_RECORDS FOR PROCESSING:_
□ □ □ □

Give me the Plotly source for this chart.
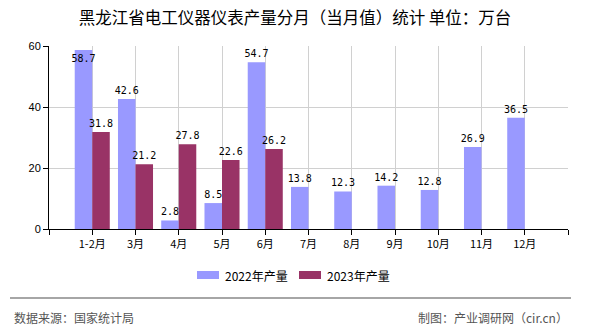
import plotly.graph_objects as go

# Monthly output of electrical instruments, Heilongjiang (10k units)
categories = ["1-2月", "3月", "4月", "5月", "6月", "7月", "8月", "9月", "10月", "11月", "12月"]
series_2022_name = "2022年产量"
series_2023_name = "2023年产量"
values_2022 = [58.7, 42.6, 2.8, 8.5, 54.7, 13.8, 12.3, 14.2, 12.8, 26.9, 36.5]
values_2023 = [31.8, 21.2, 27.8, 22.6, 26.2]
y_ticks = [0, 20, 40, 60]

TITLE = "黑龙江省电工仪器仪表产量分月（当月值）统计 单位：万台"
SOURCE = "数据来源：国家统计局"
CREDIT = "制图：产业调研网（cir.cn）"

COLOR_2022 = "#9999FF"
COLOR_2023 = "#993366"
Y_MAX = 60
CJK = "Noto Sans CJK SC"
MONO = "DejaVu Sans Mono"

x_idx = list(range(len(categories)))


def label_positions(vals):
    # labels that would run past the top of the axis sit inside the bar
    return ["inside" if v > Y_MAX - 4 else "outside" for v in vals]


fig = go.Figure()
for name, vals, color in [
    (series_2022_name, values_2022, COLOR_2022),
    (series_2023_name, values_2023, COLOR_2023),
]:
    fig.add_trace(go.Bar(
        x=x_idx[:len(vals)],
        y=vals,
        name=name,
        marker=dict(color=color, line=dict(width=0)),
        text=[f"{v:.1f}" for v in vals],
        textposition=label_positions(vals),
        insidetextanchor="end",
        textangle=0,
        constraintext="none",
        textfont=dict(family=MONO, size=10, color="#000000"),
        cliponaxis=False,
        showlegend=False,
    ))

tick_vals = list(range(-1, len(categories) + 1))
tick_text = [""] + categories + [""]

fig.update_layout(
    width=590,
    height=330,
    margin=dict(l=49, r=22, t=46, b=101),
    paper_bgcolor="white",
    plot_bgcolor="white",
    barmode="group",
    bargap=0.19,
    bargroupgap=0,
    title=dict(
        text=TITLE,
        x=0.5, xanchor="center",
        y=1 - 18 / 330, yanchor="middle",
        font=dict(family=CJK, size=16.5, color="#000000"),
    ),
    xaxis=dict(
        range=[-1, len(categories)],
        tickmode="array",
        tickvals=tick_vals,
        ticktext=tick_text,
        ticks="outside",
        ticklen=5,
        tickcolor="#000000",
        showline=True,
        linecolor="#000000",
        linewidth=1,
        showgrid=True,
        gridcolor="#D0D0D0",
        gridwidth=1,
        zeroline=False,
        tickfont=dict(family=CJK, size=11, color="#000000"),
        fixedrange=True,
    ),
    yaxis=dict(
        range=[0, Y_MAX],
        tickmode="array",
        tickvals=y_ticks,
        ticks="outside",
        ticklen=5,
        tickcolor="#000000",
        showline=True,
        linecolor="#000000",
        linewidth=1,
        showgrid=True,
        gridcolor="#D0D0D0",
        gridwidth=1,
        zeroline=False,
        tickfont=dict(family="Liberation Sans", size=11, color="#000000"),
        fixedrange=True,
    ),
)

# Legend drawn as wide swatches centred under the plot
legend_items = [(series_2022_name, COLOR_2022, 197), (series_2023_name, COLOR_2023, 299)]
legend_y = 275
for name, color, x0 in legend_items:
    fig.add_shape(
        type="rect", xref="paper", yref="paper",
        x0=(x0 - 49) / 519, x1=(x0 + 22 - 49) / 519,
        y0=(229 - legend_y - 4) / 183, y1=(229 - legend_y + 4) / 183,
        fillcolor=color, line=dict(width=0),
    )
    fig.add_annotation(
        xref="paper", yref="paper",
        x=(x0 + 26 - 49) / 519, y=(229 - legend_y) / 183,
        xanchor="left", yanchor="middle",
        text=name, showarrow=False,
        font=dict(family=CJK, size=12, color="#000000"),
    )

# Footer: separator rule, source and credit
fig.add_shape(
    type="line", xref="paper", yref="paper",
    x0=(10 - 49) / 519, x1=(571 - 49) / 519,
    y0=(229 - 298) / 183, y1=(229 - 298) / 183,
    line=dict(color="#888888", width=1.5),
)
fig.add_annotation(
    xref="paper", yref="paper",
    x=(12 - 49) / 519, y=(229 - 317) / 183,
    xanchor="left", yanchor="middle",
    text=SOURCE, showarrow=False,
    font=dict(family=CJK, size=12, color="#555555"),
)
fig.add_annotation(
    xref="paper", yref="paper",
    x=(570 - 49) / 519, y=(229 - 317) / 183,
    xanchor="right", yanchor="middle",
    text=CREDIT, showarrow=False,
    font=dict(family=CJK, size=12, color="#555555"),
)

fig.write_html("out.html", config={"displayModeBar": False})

□ □ □ □

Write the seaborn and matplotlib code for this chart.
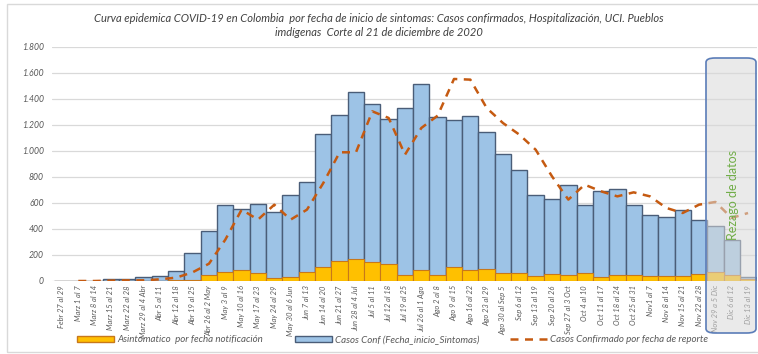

□ □ □ □

_SHORT TASK:_ Repeat only the lines running from "Give me the Plotly source for this chart." to "if v > Y_MAX", ends included, and leave the pictures out.

_RESULT FOR THIS TASK:_
Give me the Plotly source for this chart.
import plotly.graph_objects as go

# Monthly output of electrical instruments, Heilongjiang (10k units)
categories = ["1-2月", "3月", "4月", "5月", "6月", "7月", "8月", "9月", "10月", "11月", "12月"]
series_2022_name = "2022年产量"
series_2023_name = "2023年产量"
values_2022 = [58.7, 42.6, 2.8, 8.5, 54.7, 13.8, 12.3, 14.2, 12.8, 26.9, 36.5]
values_2023 = [31.8, 21.2, 27.8, 22.6, 26.2]
y_ticks = [0, 20, 40, 60]

TITLE = "黑龙江省电工仪器仪表产量分月（当月值）统计 单位：万台"
SOURCE = "数据来源：国家统计局"
CREDIT = "制图：产业调研网（cir.cn）"

COLOR_2022 = "#9999FF"
COLOR_2023 = "#993366"
Y_MAX = 60
CJK = "Noto Sans CJK SC"
MONO = "DejaVu Sans Mono"

x_idx = list(range(len(categories)))


def label_positions(vals):
    # labels that would run past the top of the axis sit inside the bar
    return ["inside" if v > Y_MAX - 4 else "outside" for v in vals]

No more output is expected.